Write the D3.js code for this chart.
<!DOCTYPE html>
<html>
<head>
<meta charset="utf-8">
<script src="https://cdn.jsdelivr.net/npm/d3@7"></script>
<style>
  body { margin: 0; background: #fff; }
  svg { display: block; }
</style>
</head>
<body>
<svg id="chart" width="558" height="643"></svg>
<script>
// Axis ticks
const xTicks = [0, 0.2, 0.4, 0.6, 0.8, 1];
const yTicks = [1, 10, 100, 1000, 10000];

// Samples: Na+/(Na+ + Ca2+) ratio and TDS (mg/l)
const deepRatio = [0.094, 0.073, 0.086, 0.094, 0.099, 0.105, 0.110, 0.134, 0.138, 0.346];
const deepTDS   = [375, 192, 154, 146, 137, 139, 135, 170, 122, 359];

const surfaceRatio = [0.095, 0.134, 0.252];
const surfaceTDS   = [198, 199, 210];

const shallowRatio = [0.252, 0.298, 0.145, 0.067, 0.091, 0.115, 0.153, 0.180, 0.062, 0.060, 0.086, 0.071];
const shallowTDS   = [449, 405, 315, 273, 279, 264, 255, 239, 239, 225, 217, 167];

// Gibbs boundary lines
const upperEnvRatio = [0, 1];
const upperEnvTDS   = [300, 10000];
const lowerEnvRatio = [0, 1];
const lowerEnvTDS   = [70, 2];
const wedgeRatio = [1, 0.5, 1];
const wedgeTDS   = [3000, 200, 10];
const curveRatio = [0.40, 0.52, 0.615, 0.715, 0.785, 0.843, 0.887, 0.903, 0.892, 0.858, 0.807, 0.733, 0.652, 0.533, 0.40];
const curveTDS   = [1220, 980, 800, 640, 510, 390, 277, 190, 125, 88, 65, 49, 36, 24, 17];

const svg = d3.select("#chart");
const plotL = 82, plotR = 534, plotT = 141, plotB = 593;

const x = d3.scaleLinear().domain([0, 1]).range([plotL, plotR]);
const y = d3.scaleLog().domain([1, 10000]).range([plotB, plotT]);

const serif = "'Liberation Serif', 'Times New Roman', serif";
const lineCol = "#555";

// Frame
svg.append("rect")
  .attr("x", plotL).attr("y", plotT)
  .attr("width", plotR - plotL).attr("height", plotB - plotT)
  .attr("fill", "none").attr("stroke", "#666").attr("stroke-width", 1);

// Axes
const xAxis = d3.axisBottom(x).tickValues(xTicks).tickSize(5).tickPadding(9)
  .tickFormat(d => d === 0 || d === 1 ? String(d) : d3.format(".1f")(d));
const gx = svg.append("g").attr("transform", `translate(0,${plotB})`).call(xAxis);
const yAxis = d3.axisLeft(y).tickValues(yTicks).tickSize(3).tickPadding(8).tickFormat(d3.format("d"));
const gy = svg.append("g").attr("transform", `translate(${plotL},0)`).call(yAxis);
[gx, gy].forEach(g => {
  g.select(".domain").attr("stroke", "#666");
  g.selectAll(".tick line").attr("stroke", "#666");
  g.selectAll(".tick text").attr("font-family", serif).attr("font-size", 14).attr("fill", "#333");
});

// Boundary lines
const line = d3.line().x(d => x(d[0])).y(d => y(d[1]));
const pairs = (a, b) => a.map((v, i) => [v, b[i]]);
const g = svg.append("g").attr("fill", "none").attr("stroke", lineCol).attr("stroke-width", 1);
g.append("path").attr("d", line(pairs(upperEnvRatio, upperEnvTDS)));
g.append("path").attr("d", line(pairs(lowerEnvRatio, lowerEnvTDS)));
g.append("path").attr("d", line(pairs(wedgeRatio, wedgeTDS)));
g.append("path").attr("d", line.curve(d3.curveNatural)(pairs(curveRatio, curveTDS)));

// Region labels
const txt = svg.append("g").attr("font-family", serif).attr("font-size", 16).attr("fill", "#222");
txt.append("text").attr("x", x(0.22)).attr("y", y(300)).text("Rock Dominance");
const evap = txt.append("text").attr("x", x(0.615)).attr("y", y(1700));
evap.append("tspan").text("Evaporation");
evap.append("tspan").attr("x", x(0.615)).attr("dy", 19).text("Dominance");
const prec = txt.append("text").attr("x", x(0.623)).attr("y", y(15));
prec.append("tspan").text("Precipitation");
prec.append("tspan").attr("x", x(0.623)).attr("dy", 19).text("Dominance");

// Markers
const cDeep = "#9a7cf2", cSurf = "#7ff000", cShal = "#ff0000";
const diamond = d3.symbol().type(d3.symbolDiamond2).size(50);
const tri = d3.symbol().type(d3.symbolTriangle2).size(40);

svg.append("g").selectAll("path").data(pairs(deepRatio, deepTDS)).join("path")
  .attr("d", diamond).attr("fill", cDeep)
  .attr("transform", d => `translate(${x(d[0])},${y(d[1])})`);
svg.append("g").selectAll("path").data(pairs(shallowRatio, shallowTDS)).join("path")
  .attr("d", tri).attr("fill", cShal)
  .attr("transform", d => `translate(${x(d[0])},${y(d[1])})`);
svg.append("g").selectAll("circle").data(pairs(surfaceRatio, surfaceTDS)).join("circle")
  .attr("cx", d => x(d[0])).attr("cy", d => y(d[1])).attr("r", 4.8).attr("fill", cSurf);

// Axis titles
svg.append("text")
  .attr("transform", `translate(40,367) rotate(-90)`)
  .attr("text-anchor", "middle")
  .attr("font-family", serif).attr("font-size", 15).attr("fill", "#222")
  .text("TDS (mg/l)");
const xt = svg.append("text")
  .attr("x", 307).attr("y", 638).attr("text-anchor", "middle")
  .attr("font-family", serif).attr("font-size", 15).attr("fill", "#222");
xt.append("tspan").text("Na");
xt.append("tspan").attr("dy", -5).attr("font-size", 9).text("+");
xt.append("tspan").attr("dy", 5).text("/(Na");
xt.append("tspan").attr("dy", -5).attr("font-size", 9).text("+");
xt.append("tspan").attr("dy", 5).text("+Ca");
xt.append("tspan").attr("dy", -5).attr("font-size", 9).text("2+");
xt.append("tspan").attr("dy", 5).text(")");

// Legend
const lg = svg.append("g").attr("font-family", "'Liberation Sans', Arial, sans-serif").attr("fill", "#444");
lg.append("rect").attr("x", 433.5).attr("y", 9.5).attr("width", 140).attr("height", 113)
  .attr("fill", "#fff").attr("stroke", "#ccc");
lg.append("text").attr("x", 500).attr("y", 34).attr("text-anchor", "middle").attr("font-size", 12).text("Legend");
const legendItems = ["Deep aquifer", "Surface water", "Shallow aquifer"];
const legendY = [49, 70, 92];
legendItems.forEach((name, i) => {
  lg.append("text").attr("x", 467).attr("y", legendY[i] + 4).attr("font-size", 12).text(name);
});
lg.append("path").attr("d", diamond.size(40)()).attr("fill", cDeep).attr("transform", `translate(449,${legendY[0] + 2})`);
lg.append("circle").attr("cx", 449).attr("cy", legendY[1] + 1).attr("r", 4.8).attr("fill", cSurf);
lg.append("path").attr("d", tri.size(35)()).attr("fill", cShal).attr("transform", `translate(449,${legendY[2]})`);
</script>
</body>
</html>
........
DO THIS: Take the listing above and write it out again exactly.

THE RESULT:
Write the D3.js code for this chart.
<!DOCTYPE html>
<html>
<head>
<meta charset="utf-8">
<script src="https://cdn.jsdelivr.net/npm/d3@7"></script>
<style>
  body { margin: 0; background: #fff; }
  svg { display: block; }
</style>
</head>
<body>
<svg id="chart" width="558" height="643"></svg>
<script>
// Axis ticks
const xTicks = [0, 0.2, 0.4, 0.6, 0.8, 1];
const yTicks = [1, 10, 100, 1000, 10000];

// Samples: Na+/(Na+ + Ca2+) ratio and TDS (mg/l)
const deepRatio = [0.094, 0.073, 0.086, 0.094, 0.099, 0.105, 0.110, 0.134, 0.138, 0.346];
const deepTDS   = [375, 192, 154, 146, 137, 139, 135, 170, 122, 359];

const surfaceRatio = [0.095, 0.134, 0.252];
const surfaceTDS   = [198, 199, 210];

const shallowRatio = [0.252, 0.298, 0.145, 0.067, 0.091, 0.115, 0.153, 0.180, 0.062, 0.060, 0.086, 0.071];
const shallowTDS   = [449, 405, 315, 273, 279, 264, 255, 239, 239, 225, 217, 167];

// Gibbs boundary lines
const upperEnvRatio = [0, 1];
const upperEnvTDS   = [300, 10000];
const lowerEnvRatio = [0, 1];
const lowerEnvTDS   = [70, 2];
const wedgeRatio = [1, 0.5, 1];
const wedgeTDS   = [3000, 200, 10];
const curveRatio = [0.40, 0.52, 0.615, 0.715, 0.785, 0.843, 0.887, 0.903, 0.892, 0.858, 0.807, 0.733, 0.652, 0.533, 0.40];
const curveTDS   = [1220, 980, 800, 640, 510, 390, 277, 190, 125, 88, 65, 49, 36, 24, 17];

const svg = d3.select("#chart");
const plotL = 82, plotR = 534, plotT = 141, plotB = 593;

const x = d3.scaleLinear().domain([0, 1]).range([plotL, plotR]);
const y = d3.scaleLog().domain([1, 10000]).range([plotB, plotT]);

const serif = "'Liberation Serif', 'Times New Roman', serif";
const lineCol = "#555";

// Frame
svg.append("rect")
  .attr("x", plotL).attr("y", plotT)
  .attr("width", plotR - plotL).attr("height", plotB - plotT)
  .attr("fill", "none").attr("stroke", "#666").attr("stroke-width", 1);

// Axes
const xAxis = d3.axisBottom(x).tickValues(xTicks).tickSize(5).tickPadding(9)
  .tickFormat(d => d === 0 || d === 1 ? String(d) : d3.format(".1f")(d));
const gx = svg.append("g").attr("transform", `translate(0,${plotB})`).call(xAxis);
const yAxis = d3.axisLeft(y).tickValues(yTicks).tickSize(3).tickPadding(8).tickFormat(d3.format("d"));
const gy = svg.append("g").attr("transform", `translate(${plotL},0)`).call(yAxis);
[gx, gy].forEach(g => {
  g.select(".domain").attr("stroke", "#666");
  g.selectAll(".tick line").attr("stroke", "#666");
  g.selectAll(".tick text").attr("font-family", serif).attr("font-size", 14).attr("fill", "#333");
});

// Boundary lines
const line = d3.line().x(d => x(d[0])).y(d => y(d[1]));
const pairs = (a, b) => a.map((v, i) => [v, b[i]]);
const g = svg.append("g").attr("fill", "none").attr("stroke", lineCol).attr("stroke-width", 1);
g.append("path").attr("d", line(pairs(upperEnvRatio, upperEnvTDS)));
g.append("path").attr("d", line(pairs(lowerEnvRatio, lowerEnvTDS)));
g.append("path").attr("d", line(pairs(wedgeRatio, wedgeTDS)));
g.append("path").attr("d", line.curve(d3.curveNatural)(pairs(curveRatio, curveTDS)));

// Region labels
const txt = svg.append("g").attr("font-family", serif).attr("font-size", 16).attr("fill", "#222");
txt.append("text").attr("x", x(0.22)).attr("y", y(300)).text("Rock Dominance");
const evap = txt.append("text").attr("x", x(0.615)).attr("y", y(1700));
evap.append("tspan").text("Evaporation");
evap.append("tspan").attr("x", x(0.615)).attr("dy", 19).text("Dominance");
const prec = txt.append("text").attr("x", x(0.623)).attr("y", y(15));
prec.append("tspan").text("Precipitation");
prec.append("tspan").attr("x", x(0.623)).attr("dy", 19).text("Dominance");

// Markers
const cDeep = "#9a7cf2", cSurf = "#7ff000", cShal = "#ff0000";
const diamond = d3.symbol().type(d3.symbolDiamond2).size(50);
const tri = d3.symbol().type(d3.symbolTriangle2).size(40);

svg.append("g").selectAll("path").data(pairs(deepRatio, deepTDS)).join("path")
  .attr("d", diamond).attr("fill", cDeep)
  .attr("transform", d => `translate(${x(d[0])},${y(d[1])})`);
svg.append("g").selectAll("path").data(pairs(shallowRatio, shallowTDS)).join("path")
  .attr("d", tri).attr("fill", cShal)
  .attr("transform", d => `translate(${x(d[0])},${y(d[1])})`);
svg.append("g").selectAll("circle").data(pairs(surfaceRatio, surfaceTDS)).join("circle")
  .attr("cx", d => x(d[0])).attr("cy", d => y(d[1])).attr("r", 4.8).attr("fill", cSurf);

// Axis titles
svg.append("text")
  .attr("transform", `translate(40,367) rotate(-90)`)
  .attr("text-anchor", "middle")
  .attr("font-family", serif).attr("font-size", 15).attr("fill", "#222")
  .text("TDS (mg/l)");
const xt = svg.append("text")
  .attr("x", 307).attr("y", 638).attr("text-anchor", "middle")
  .attr("font-family", serif).attr("font-size", 15).attr("fill", "#222");
xt.append("tspan").text("Na");
xt.append("tspan").attr("dy", -5).attr("font-size", 9).text("+");
xt.append("tspan").attr("dy", 5).text("/(Na");
xt.append("tspan").attr("dy", -5).attr("font-size", 9).text("+");
xt.append("tspan").attr("dy", 5).text("+Ca");
xt.append("tspan").attr("dy", -5).attr("font-size", 9).text("2+");
xt.append("tspan").attr("dy", 5).text(")");

// Legend
const lg = svg.append("g").attr("font-family", "'Liberation Sans', Arial, sans-serif").attr("fill", "#444");
lg.append("rect").attr("x", 433.5).attr("y", 9.5).attr("width", 140).attr("height", 113)
  .attr("fill", "#fff").attr("stroke", "#ccc");
lg.append("text").attr("x", 500).attr("y", 34).attr("text-anchor", "middle").attr("font-size", 12).text("Legend");
const legendItems = ["Deep aquifer", "Surface water", "Shallow aquifer"];
const legendY = [49, 70, 92];
legendItems.forEach((name, i) => {
  lg.append("text").attr("x", 467).attr("y", legendY[i] + 4).attr("font-size", 12).text(name);
});
lg.append("path").attr("d", diamond.size(40)()).attr("fill", cDeep).attr("transform", `translate(449,${legendY[0] + 2})`);
lg.append("circle").attr("cx", 449).attr("cy", legendY[1] + 1).attr("r", 4.8).attr("fill", cSurf);
lg.append("path").attr("d", tri.size(35)()).attr("fill", cShal).attr("transform", `translate(449,${legendY[2]})`);
</script>
</body>
</html>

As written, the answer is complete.